Red Oak – Domestic wood, Red Oak is very strong and very hard with a high durability and wear resistance. It is reddish in color and with dark, elongated grains and cathedrals.
Santos Mahogany – Imported wood, Santos mahogany is very heavy and dense. Colors run medium to brown with reddish and purplish hues, and can vary from board to board.
Sapele Mahogany – Imported wood with an extensive history of being used in fine furniture. Sapele Mahogany can have a subtle ribbon grain pattern and is a light reddish brown.
Teak – Imported wood, Teak is renowned around the world for its capability to survive and look good in tough environments. Color is generally a medium brown with shades of green and gold, and can vary significantly from board to board.
Tigerwood – Imported wood that is a boldly-striped species which has an orange/reddish brown background with wide, dark brownish black striping. These color variations can be extreme.
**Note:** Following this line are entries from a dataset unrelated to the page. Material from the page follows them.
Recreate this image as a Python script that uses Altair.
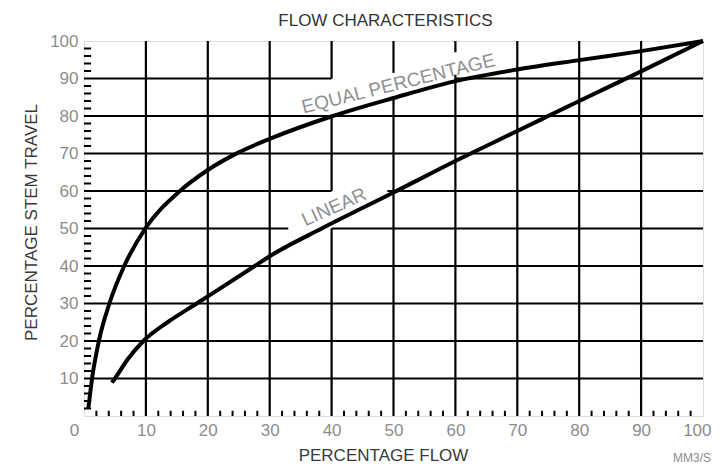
import altair as alt
import pandas as pd

# Curves (x = percentage flow, y = percentage stem travel)
eq_x = [0.7, 1.3, 2.4, 4.1, 6.5, 9.9, 15.5, 20, 25, 30, 40.2, 50, 60, 70, 80, 90, 100]
eq_y = [2, 10, 20, 30, 40, 50, 60, 65.6, 70.3, 73.9, 80, 84.8, 89.3, 92.4, 94.9, 97.3, 100]
lin_x = [4.5, 5.0, 7.0, 9.6, 13.5, 18.2, 27.6, 30, 38.4, 50, 60, 70, 80, 90, 100]
lin_y = [8.9, 10, 15, 20, 25.0, 30, 40, 42.6, 50, 59.6, 68, 76, 84, 91.9, 100]

x_tick_values = list(range(0, 101, 10))
y_tick_values = list(range(10, 101, 10))
minor_values = [v for v in range(2, 100, 2) if v % 10 != 0]

# Grid segments (interrupted behind the curve labels)
h_y = [10, 20, 30, 40, 50, 50, 60, 60, 70, 80, 90, 90]
h_x1 = [0, 0, 0, 0, 0, 40, 0, 49, 0, 0, 0, 60]
h_x2 = [100, 100, 100, 100, 33, 100, 40, 100, 100, 100, 40, 100]
v_x = [10, 20, 30, 40, 40, 40, 50, 50, 60, 60, 70, 80, 90]
v_y1 = [0, 0, 0, 0, 60, 90, 0, 91.5, 0, 97, 0, 0, 0]
v_y2 = [100, 100, 100, 50, 80, 100, 85, 100, 91, 100, 100, 100, 100]

labels = ["EQUAL PERCENTAGE", "LINEAR"]
label_x = [50.8, 40.4]
label_y = [88.6, 55.7]

FONT = "Liberation Sans"

curves = pd.DataFrame(
    {"x": eq_x + lin_x, "y": eq_y + lin_y,
     "series": ["equal"] * len(eq_x) + ["linear"] * len(lin_x)}
)
hgrid = pd.DataFrame({"y": h_y, "x1": h_x1, "x2": h_x2})
vgrid = pd.DataFrame({"x": v_x, "y1": v_y1, "y2": v_y2})
xminor = pd.DataFrame({"x": minor_values, "y1": [0] * len(minor_values), "y2": [1.4] * len(minor_values)})
yminor = pd.DataFrame({"y": minor_values, "x1": [0] * len(minor_values), "x2": [1.15] * len(minor_values)})

xs = alt.Scale(domain=[0, 100], nice=False)
ys = alt.Scale(domain=[0, 100], nice=False)

x_axis = alt.Axis(values=x_tick_values, grid=False, ticks=False, domain=False,
                  labelOverlap=False, labelFlush=False,
                  labelAlign=alt.ExprRef(expr="datum.value == 100 ? 'right' : 'center'"),
                  labelOffset=alt.ExprRef(expr="datum.value == 0 ? -10 : (datum.value == 100 ? 8 : 0)"),
                  labelFont=FONT, labelFontSize=17, labelColor="#8c8c8c", labelPadding=6,
                  title="PERCENTAGE FLOW", titleFont=FONT, titleFontSize=17,
                  titleFontWeight="normal", titleColor="#3a3a3a",
                  titleX=299, titleY=44, titleBaseline="alphabetic", titleAnchor="middle")
y_axis = alt.Axis(values=y_tick_values, grid=False, ticks=False, domain=False,
                  labelOverlap=False, labelFlush=False,
                  labelFont=FONT, labelFontSize=17, labelColor="#8c8c8c", labelPadding=6,
                  title="PERCENTAGE STEM TRAVEL", titleFont=FONT, titleFontSize=17,
                  titleFontWeight="normal", titleColor="#3a3a3a",
                  titleX=-53, titleY=181, titleAngle=270, titleBaseline="middle",
                  titleAlign="center")

hg = alt.Chart(hgrid).mark_rule(color="black", strokeWidth=2.2).encode(
    x=alt.X("x1:Q", scale=xs, axis=x_axis), x2="x2:Q",
    y=alt.Y("y:Q", scale=ys, axis=y_axis),
)
vg = alt.Chart(vgrid).mark_rule(color="black", strokeWidth=2.2).encode(
    x=alt.X("x:Q", scale=xs), y=alt.Y("y1:Q", scale=ys), y2="y2:Q"
)
xm = alt.Chart(xminor).mark_rule(color="black", strokeWidth=2).encode(
    x=alt.X("x:Q", scale=xs), y=alt.Y("y1:Q", scale=ys), y2="y2:Q"
)
ym = alt.Chart(yminor).mark_rule(color="black", strokeWidth=2).encode(
    y=alt.Y("y:Q", scale=ys), x=alt.X("x1:Q", scale=xs), x2="x2:Q"
)
lines = alt.Chart(curves).mark_line(color="black", strokeWidth=4, interpolate="monotone").encode(
    x=alt.X("x:Q", scale=xs), y=alt.Y("y:Q", scale=ys), detail="series:N"
)

lab1 = alt.Chart(pd.DataFrame({"t": [labels[0]], "x": [label_x[0]], "y": [label_y[0]]})).mark_text(
    font=FONT, fontSize=19, color="#8f8f8f", angle=346, align="center", baseline="middle"
).encode(x=alt.X("x:Q", scale=xs), y=alt.Y("y:Q", scale=ys), text="t:N")
lab2 = alt.Chart(pd.DataFrame({"t": [labels[1]], "x": [label_x[1]], "y": [label_y[1]]})).mark_text(
    font=FONT, fontSize=19, color="#8f8f8f", angle=336, align="center", baseline="middle"
).encode(x=alt.X("x:Q", scale=xs), y=alt.Y("y:Q", scale=ys), text="t:N")

unit = alt.Chart(pd.DataFrame({"t": ["MM3/S"], "x": [100], "y": [0]})).mark_text(
    font=FONT, fontSize=12, color="#8c8c8c", align="center", baseline="middle", dx=-11, dy=42
).encode(x=alt.X("x:Q", scale=xs), y=alt.Y("y:Q", scale=ys), text="t:N")

chart = alt.layer(hg, vg, xm, ym, lines, lab1, lab2, unit).properties(
    width=619, height=375,
    title=alt.TitleParams("FLOW CHARACTERISTICS", font=FONT, fontSize=17, fontWeight="normal",
                          color="#333333", anchor="middle", frame="group", dx=-8, offset=2),
    autosize=alt.AutoSizeParams(type="none"),
    padding={"left": 76, "top": 33, "right": 9, "bottom": 48},
).configure_view(stroke="black", strokeWidth=3).configure(background="white")

chart.save("out.html", embed_options={"renderer": "svg", "actions": False})
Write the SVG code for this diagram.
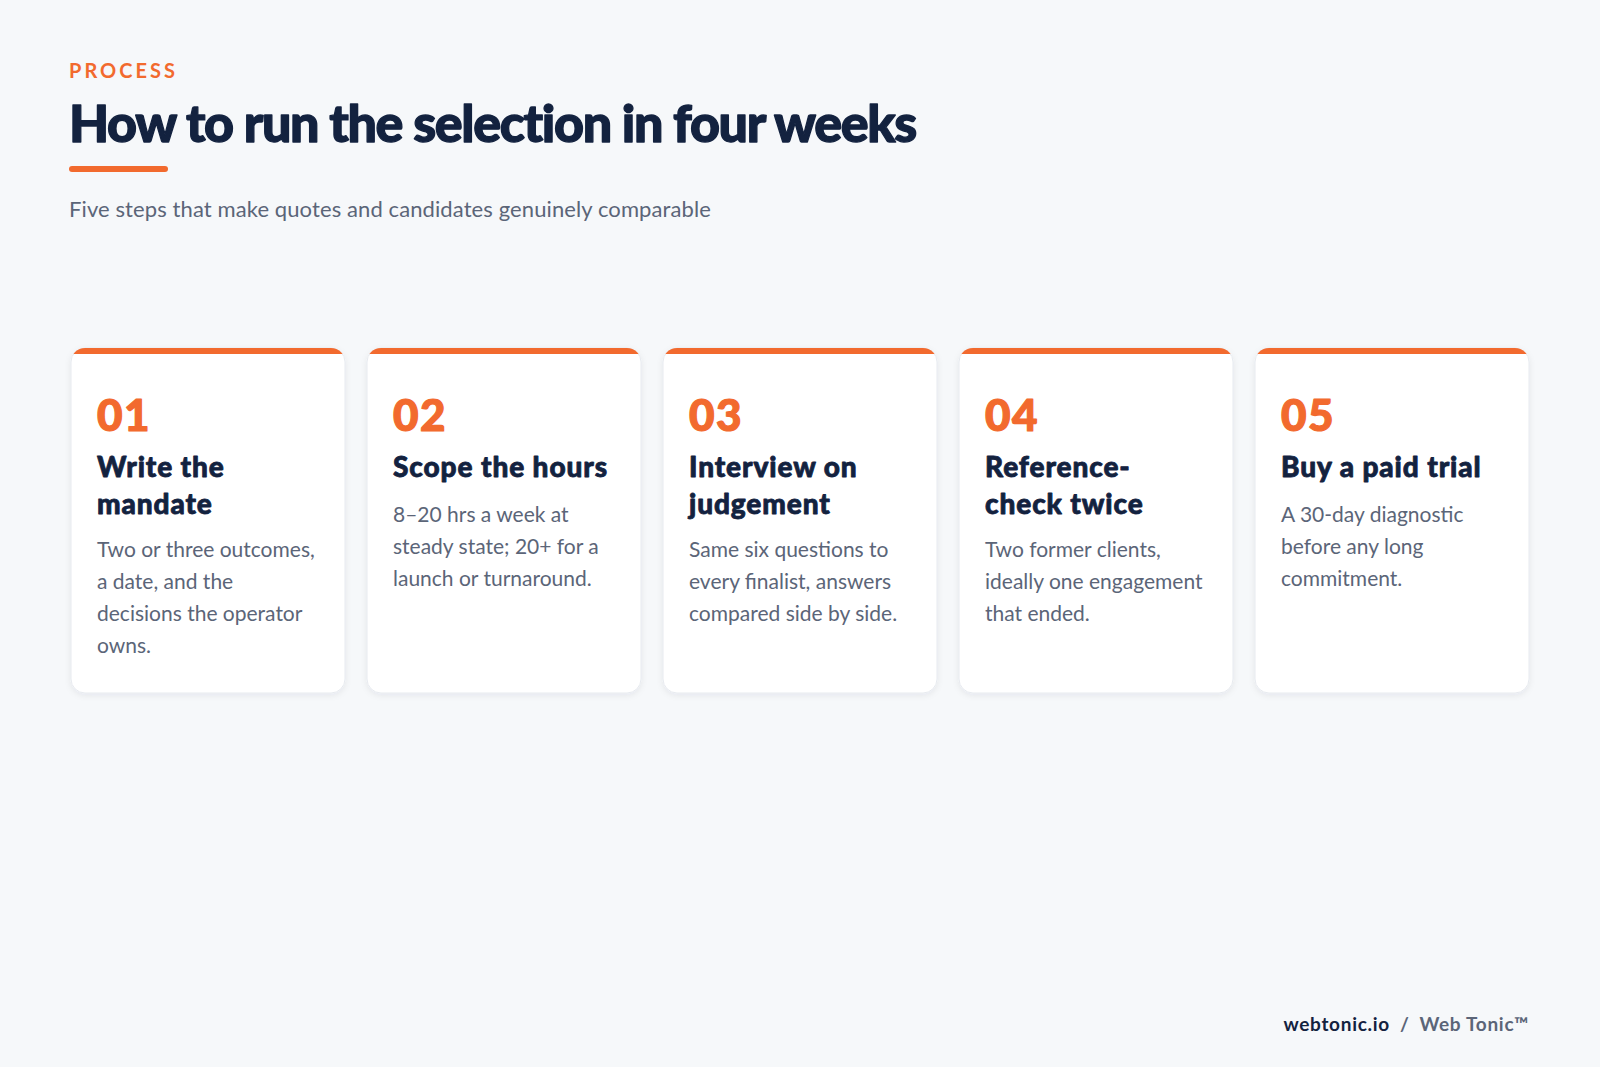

Walnut – Domestic wood, walnut is attractive, tight-grained, and improves with age. Walnut develops beautiful patinas as it ages.
Wenge – Imported wood with a uniform dark chocolate brown color that is used primarily where a bold dark color or contrasting light and dark accent strips are desired.
Zebrawood – Imported wood. Zebrawood is uniquely different with distinct brown/black lines alternating between a tan colored background, Zebrawood is often used for design accents.